The immigration issue has mainly been relegated to the back seat in the New Hampshire GOP primary.  But it was thrust out into the open at Gingrich’s Hispanic outreach event, which was picketed by Occupy protesters and at times turned contentious.

Gingrich has outlined the most moderate immigration stance of all the Republican presidential candidates.  At a debate in Washington, D.C., in November, Gingrich said the government should not expel immigrants if they have been here for a quarter of a century, raising a family, paying taxes and obeying the law.  He voiced support for granting those undocumented immigrants legal status, but not full citizenship, and for a temporary guest-worker program for undocumented individuals in the United States.

That stance drew widespread criticism from Gingrich’s GOP rivals, who have voiced more conservative approaches to the controversial issue.  Front-runner Mitt Romney, who won Iowa and leads the polls in New Hampshire and South Carolina, said only days before the caucuses that he would veto the DREAM Act, a bill that would provide a path to citizenship for some undocumented children of immigrants who attend college or serve in the military.

“There are parts of it I like,” Gingrich said Sunday of the immigration measure, explaining that he supports granting a path to citizenship to young people who enlist in the military, but not to minors who attend college.
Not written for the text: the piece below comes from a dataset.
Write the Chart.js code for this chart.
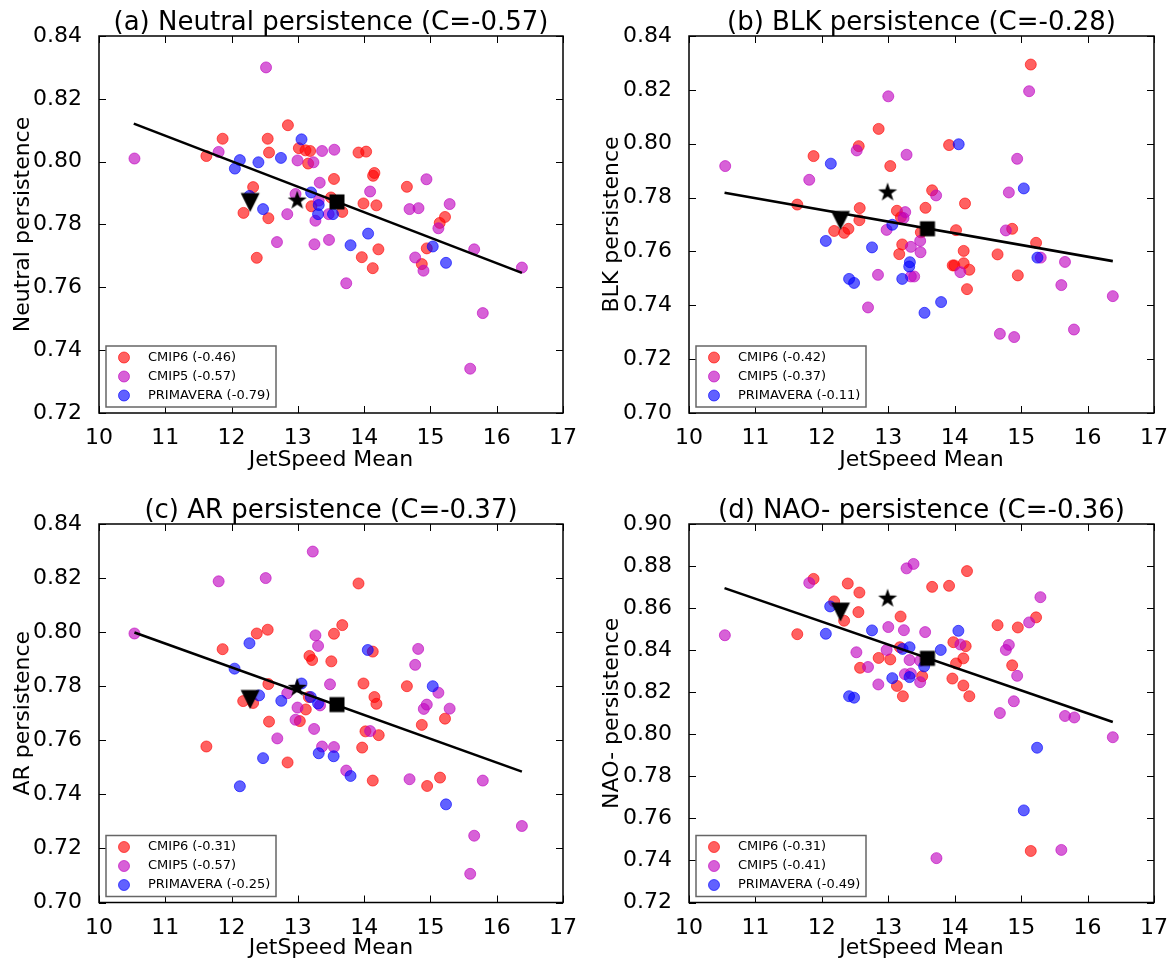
<!DOCTYPE html>
<html>
<head>
<meta charset="utf-8">
<script src="https://cdn.jsdelivr.net/npm/chart.js@4.4.0/dist/chart.umd.min.js"></script>
<style>
  body { margin: 0; background: #fff; }
  .panel { position: absolute; }
</style>
</head>
<body>
<div class="panel" style="left:0px;top:0px"><canvas id="chartA" width="587" height="482"></canvas></div>
<div class="panel" style="left:587px;top:0px"><canvas id="chartB" width="587" height="482"></canvas></div>
<div class="panel" style="left:0px;top:482px"><canvas id="chartC" width="587" height="483"></canvas></div>
<div class="panel" style="left:587px;top:482px"><canvas id="chartD" width="587" height="483"></canvas></div>
<script>
// each model is one [jet speed mean, persistence] pair
const cmip6A = [[12.85,0.8116],[11.865,0.8073],[12.545,0.8073],[11.62,0.8018],[12.565,0.8029],[13.015,0.8043],[13.115,0.8036],[13.185,0.8034],[13.155,0.7994],[13.545,0.7945],[12.325,0.7919],[12.18,0.7837],[12.555,0.782],[13.205,0.7858],[13.5,0.7886],[12.38,0.7694],[13.915,0.8029],[14.03,0.8032],[14.135,0.7955],[14.155,0.7964],[14.645,0.792],[13.99,0.7867],[14.185,0.7861],[15.22,0.7824],[15.14,0.7805],[13.67,0.784],[14.215,0.7721],[13.965,0.7696],[14.13,0.7661],[14.945,0.7724],[14.87,0.7674]];
const cmip5A = [[12.52,0.830],[10.535,0.801],[11.805,0.8031],[13.365,0.8034],[13.55,0.8038],[12.995,0.8004],[13.235,0.7998],[13.33,0.7933],[12.84,0.7833],[12.965,0.7897],[13.315,0.7876],[13.265,0.7812],[13.465,0.7833],[12.685,0.7744],[13.25,0.7737],[13.47,0.7751],[14.09,0.7905],[14.94,0.7944],[14.685,0.7849],[14.82,0.7852],[15.29,0.7865],[15.12,0.7788],[13.73,0.7613],[15.66,0.7721],[14.77,0.7695],[14.895,0.7653],[16.38,0.7663],[15.79,0.7518],[15.6,0.7341]];
const primA = [[13.055,0.8071],[12.125,0.8005],[12.405,0.7998],[12.745,0.8012],[12.05,0.7978],[12.27,0.7891],[12.475,0.7849],[13.2,0.7902],[13.315,0.7862],[13.305,0.7833],[13.53,0.7833],[14.06,0.7771],[13.795,0.7734],[15.035,0.773],[15.235,0.7678]];

const cmip6B = [[12.855,0.8055],[12.555,0.7991],[11.875,0.7954],[13.03,0.7917],[11.63,0.7774],[12.57,0.7761],[12.565,0.7716],[12.185,0.7676],[12.335,0.7669],[12.4,0.7684],[13.13,0.7751],[13.19,0.7727],[13.21,0.7626],[13.165,0.759],[15.145,0.8294],[13.915,0.7995],[13.66,0.7827],[13.56,0.7762],[14.155,0.7778],[14.02,0.7679],[14.865,0.7684],[15.225,0.7632],[14.135,0.7602],[14.645,0.7589],[13.97,0.7548],[13.995,0.7548],[14.135,0.7556],[14.22,0.7532],[14.95,0.7511],[14.185,0.746],[13.49,0.7671]];
const cmip5B = [[10.545,0.7917],[13.0,0.8176],[12.525,0.7975],[13.275,0.7959],[11.81,0.7866],[13.255,0.7746],[13.23,0.7724],[12.975,0.768],[13.34,0.7617],[13.485,0.7597],[13.48,0.7639],[12.845,0.7513],[13.34,0.7507],[13.39,0.7507],[12.695,0.7392],[15.12,0.8195],[14.94,0.7944],[14.815,0.7819],[13.72,0.7808],[14.77,0.7678],[15.295,0.7577],[15.66,0.7561],[14.085,0.7523],[15.605,0.7475],[16.38,0.7434],[14.68,0.7294],[14.895,0.7282],[15.795,0.731]];
const primB = [[12.135,0.7926],[13.06,0.7699],[12.06,0.7639],[12.755,0.7615],[13.325,0.756],[13.315,0.7544],[12.41,0.7498],[12.485,0.7483],[13.21,0.7498],[14.06,0.7998],[15.04,0.7834],[15.245,0.7577],[13.795,0.7412],[13.545,0.7372]];

const cmip6C = [[12.38,0.7995],[12.545,0.8009],[13.545,0.7994],[11.865,0.7937],[13.175,0.7912],[13.215,0.7897],[13.505,0.7892],[12.555,0.7808],[12.175,0.7745],[12.325,0.7738],[13.165,0.776],[13.12,0.7714],[13.03,0.7671],[12.565,0.7669],[11.62,0.7577],[12.845,0.7518],[13.915,0.818],[13.67,0.8026],[14.13,0.7928],[13.99,0.781],[14.645,0.78],[14.155,0.776],[14.185,0.7735],[15.22,0.768],[14.87,0.7657],[14.02,0.7633],[14.22,0.7619],[13.97,0.7573],[14.13,0.7451],[14.95,0.7431],[15.145,0.7462]];
const cmip5C = [[13.225,0.8298],[11.805,0.8188],[12.515,0.82],[10.535,0.7995],[13.265,0.7988],[13.305,0.7949],[13.485,0.7807],[12.84,0.7774],[13.335,0.7729],[12.995,0.7721],[12.965,0.7676],[13.245,0.7642],[12.69,0.7607],[13.365,0.7577],[13.545,0.7575],[14.815,0.7938],[14.77,0.7879],[15.12,0.7776],[14.945,0.7732],[14.9,0.7716],[15.29,0.7717],[14.09,0.7634],[13.73,0.7488],[14.685,0.7456],[15.79,0.7451],[16.38,0.7283],[15.66,0.7247],[15.6,0.7106]];
const primC = [[12.27,0.7959],[12.045,0.7865],[13.055,0.781],[12.415,0.7766],[12.75,0.7746],[13.195,0.776],[13.305,0.7736],[13.315,0.7552],[13.54,0.7541],[12.475,0.7534],[12.125,0.743],[14.055,0.7934],[15.035,0.78],[13.795,0.7468],[15.235,0.7363]];

const cmip6D = [[11.875,0.8739],[12.39,0.8717],[12.565,0.8674],[12.185,0.8632],[12.335,0.854],[12.55,0.8581],[13.185,0.856],[11.63,0.8476],[13.175,0.8414],[12.855,0.8363],[13.03,0.8356],[12.575,0.8316],[13.13,0.823],[13.22,0.8181],[14.185,0.8776],[13.66,0.8701],[13.915,0.8706],[15.225,0.8556],[14.645,0.8519],[14.95,0.8508],[13.98,0.8438],[14.165,0.8419],[14.13,0.8361],[14.02,0.8337],[14.865,0.8328],[13.51,0.8276],[13.965,0.8265],[14.13,0.8232],[14.22,0.8181],[15.145,0.7445]];
const cmip5D = [[13.38,0.881],[13.275,0.8789],[11.81,0.872],[13.0,0.851],[13.235,0.8495],[10.54,0.8471],[12.52,0.839],[12.975,0.8401],[13.32,0.8353],[12.695,0.832],[13.25,0.8286],[13.34,0.8289],[12.85,0.8237],[13.48,0.835],[13.48,0.8248],[15.29,0.8652],[15.12,0.8532],[13.555,0.8486],[14.085,0.8427],[14.815,0.8425],[14.77,0.8401],[14.94,0.8278],[14.89,0.8157],[14.68,0.8101],[15.66,0.8087],[15.8,0.808],[16.38,0.7986],[15.605,0.745],[13.725,0.7411]];
const primD = [[12.125,0.8608],[12.06,0.8478],[12.755,0.8494],[13.215,0.8406],[13.32,0.8414],[13.32,0.8272],[13.06,0.8267],[12.41,0.8181],[12.485,0.8174],[14.055,0.8492],[13.79,0.8401],[13.54,0.8323],[15.24,0.7936],[15.04,0.7638]];

// regression line end points
const fitA = [[10.525,0.8121],[16.38,0.7646]];
const fitB = [[10.535,0.7818],[16.38,0.7564]];
const fitC = [[10.535,0.7999],[16.38,0.7484]];
const fitD = [[10.535,0.8695],[16.38,0.8058]];

// black markers: triangle, star, square
const refX = [12.28, 12.99, 13.59];
const refYA = [0.787, 0.7876, 0.7872];
const refYB = [0.7715, 0.7819, 0.7684];
const refYC = [0.7751, 0.7794, 0.7732];
const refYD = [0.8581, 0.8645, 0.8361];

const titles = ['(a) Neutral persistence (C=-0.57)', '(b) BLK persistence (C=-0.28)', '(c) AR persistence (C=-0.37)', '(d) NAO- persistence (C=-0.36)'];
const yLabels = ['Neutral persistence', 'BLK persistence', 'AR persistence', 'NAO- persistence'];
const legendA = ['CMIP6 (-0.46)', 'CMIP5 (-0.57)', 'PRIMAVERA (-0.79)'];
const legendB = ['CMIP6 (-0.42)', 'CMIP5 (-0.37)', 'PRIMAVERA (-0.11)'];
const legendC = ['CMIP6 (-0.31)', 'CMIP5 (-0.57)', 'PRIMAVERA (-0.25)'];
const legendD = ['CMIP6 (-0.31)', 'CMIP5 (-0.41)', 'PRIMAVERA (-0.49)'];
const yRangeA = [0.72, 0.84];
const yRangeB = [0.70, 0.84];
const yRangeC = [0.70, 0.84];
const yRangeD = [0.72, 0.90];

Chart.defaults.font.family = '"DejaVu Sans", sans-serif';
Chart.defaults.color = '#000';

const colors = ['rgba(255,0,0,0.62)', 'rgba(191,0,191,0.62)', 'rgba(0,0,255,0.62)'];

// marker images
function markerCanvas(size, draw) {
    const c = document.createElement('canvas');
    c.width = size; c.height = size;
    const g = c.getContext('2d');
    g.fillStyle = '#000';
    draw(g, size / 2);
    return c;
}
const triDown = markerCanvas(24, (g, m) => {
    g.beginPath();
    g.moveTo(m - 9.5, m - 9.5); g.lineTo(m + 9.5, m - 9.5); g.lineTo(m, m + 9.5);
    g.closePath(); g.fill();
});
const star = markerCanvas(24, (g, m) => {
    g.beginPath();
    for (let i = 0; i < 10; i++) {
        const r = i % 2 ? 3.9 : 10;
        const a = -Math.PI / 2 + i * Math.PI / 5;
        g.lineTo(m + r * Math.cos(a), m + r * Math.sin(a));
    }
    g.closePath(); g.fill();
});
const square = markerCanvas(20, (g, m) => { g.fillRect(m - 7.5, m - 7.5, 15, 15); });

const frameTicks = {
    id: 'frameTicks',
    afterDatasetsDraw(chart) {
        const { ctx, chartArea: a } = chart;
        const xs = chart.scales.x, ys = chart.scales.y;
        ctx.save();
        ctx.strokeStyle = '#000';
        ctx.lineWidth = 1;
        ctx.beginPath();
        xs.ticks.forEach(t => {
            const p = Math.round(xs.getPixelForValue(t.value)) + 0.5;
            ctx.moveTo(p, a.top); ctx.lineTo(p, a.top + 7);
            ctx.moveTo(p, a.bottom); ctx.lineTo(p, a.bottom - 7);
        });
        ys.ticks.forEach(t => {
            const p = Math.round(ys.getPixelForValue(t.value)) + 0.5;
            ctx.moveTo(a.left, p); ctx.lineTo(a.left + 7, p);
            ctx.moveTo(a.right, p); ctx.lineTo(a.right - 7, p);
        });
        ctx.stroke();
        ctx.lineWidth = 1.5;
        ctx.strokeRect(a.left, a.top, a.width, a.height);
        ctx.restore();
    }
};

const boxLegend = {
    id: 'boxLegend',
    afterDraw(chart) {
        const { ctx, chartArea: a } = chart;
        const items = chart.data.datasets.filter(d => d.inLegend);
        const w = 170, h = 61;
        const x0 = a.left + 7, y0 = a.bottom - 6 - h;
        ctx.save();
        ctx.fillStyle = '#fff';
        ctx.fillRect(x0, y0, w, h);
        ctx.strokeStyle = '#666';
        ctx.lineWidth = 1.5;
        ctx.strokeRect(x0, y0, w, h);
        ctx.font = '13px "DejaVu Sans"';
        ctx.textBaseline = 'middle';
        items.forEach((d, i) => {
            const cy = y0 + 11.5 + i * 19;
            ctx.beginPath();
            ctx.arc(x0 + 18, cy, 5.5, 0, Math.PI * 2);
            ctx.fillStyle = d.backgroundColor;
            ctx.fill();
            ctx.strokeStyle = d.borderColor;
            ctx.lineWidth = 1;
            ctx.stroke();
            ctx.fillStyle = '#000';
            ctx.fillText(d.label, x0 + 42, cy);
        });
        ctx.restore();
    }
};

function makePanel(id, g) {
    const groups = [g.cmip6, g.cmip5, g.prim];
    const datasets = groups.map((pts, i) => ({
        label: g.legend[i],
        inLegend: true,
        data: pts,
        backgroundColor: colors[i],
        borderColor: colors[i],
        borderWidth: 1,
        pointRadius: 5.5,
        order: 4 - i
    }));
    datasets.push({
        data: g.fit,
        showLine: true,
        borderColor: '#000',
        borderWidth: 2.6,
        pointRadius: 0,
        order: 1
    });
    [triDown, star, square].forEach((img, i) => {
        datasets.push({
            data: [[refX[i], g.refY[i]]],
            pointStyle: img,
            pointRadius: 10,
            order: 0
        });
    });

    new Chart(document.getElementById(id), {
        type: 'scatter',
        data: { datasets },
        plugins: [frameTicks, boxLegend],
        options: {
            responsive: false,
            animation: false,
            devicePixelRatio: 1,
            layout: { padding: { left: 0, top: 0, right: g.padR, bottom: 0 } },
            plugins: {
                legend: { display: false },
                tooltip: { enabled: false },
                title: {
                    display: true,
                    text: g.title,
                    fullSize: false,
                    color: '#000',
                    font: { size: 26, weight: 'normal', lineHeight: 1 },
                    padding: { top: g.titleTop, bottom: 0 }
                }
            },
            scales: {
                x: {
                    type: 'linear',
                    min: 10, max: 17,
                    grid: { display: false },
                    border: { display: false },
                    ticks: { stepSize: 1, padding: 4.5, font: { size: 22 }, color: '#000' },
                    title: { display: true, text: 'JetSpeed Mean', font: { size: 22 }, color: '#000', padding: { top: 0, bottom: g.xTitlePad } },
                    afterFit: s => { s.height = g.xH; }
                },
                y: {
                    min: g.yRange[0], max: g.yRange[1],
                    grid: { display: false },
                    border: { display: false },
                    ticks: { stepSize: 0.02, padding: 9, font: { size: 22 }, color: '#000', callback: v => v.toFixed(2) },
                    title: { display: true, text: g.yLabel, font: { size: 22 }, color: '#000', padding: { top: g.yTitlePad, bottom: 0 } },
                    afterFit: s => { s.width = g.yW; }
                }
            }
        }
    });
}

makePanel('chartA', { cmip6: cmip6A, cmip5: cmip5A, prim: primA, fit: fitA, refY: refYA, legend: legendA, yRange: yRangeA,
    title: titles[0], yLabel: yLabels[0], padR: 24, yW: 99, titleTop: 10, xH: 69, xTitlePad: 8.5, yTitlePad: 10 });
makePanel('chartB', { cmip6: cmip6B, cmip5: cmip5B, prim: primB, fit: fitB, refY: refYB, legend: legendB, yRange: yRangeB,
    title: titles[1], yLabel: yLabels[1], padR: 20, yW: 102, titleTop: 10, xH: 69, xTitlePad: 8.5, yTitlePad: 12.5 });
makePanel('chartC', { cmip6: cmip6C, cmip5: cmip5C, prim: primC, fit: fitC, refY: refYC, legend: legendC, yRange: yRangeC,
    title: titles[2], yLabel: yLabels[2], padR: 24, yW: 99, titleTop: 16, xH: 62.5, xTitlePad: 3.3, yTitlePad: 10 });
makePanel('chartD', { cmip6: cmip6D, cmip5: cmip5D, prim: primD, fit: fitD, refY: refYD, legend: legendD, yRange: yRangeD,
    title: titles[3], yLabel: yLabels[3], padR: 20, yW: 102, titleTop: 16, xH: 62.5, xTitlePad: 3.3, yTitlePad: 12.5 });
</script>
</body>
</html>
While some Latinos in Iowa and New Hampshire have recently said they will not vote for Romney due to his immigration position, the former Massachusetts governor has enjoyed a far better start to the GOP primary than Gingrich.  Gingrich is coming off a disappointing fourth-place finish in last week’s Iowa caucuses, a dramatic fall for him after he surged to the top of the polls in December.  But he brushed off concerns about his standing in the race during a media availability following the event.

“We have begun to set the stage for South Carolina and clearly we have begun to describe the gap between the Massachusetts moderate and the Reagan conservative,” Gingrich said, referring to Romney with the former moniker.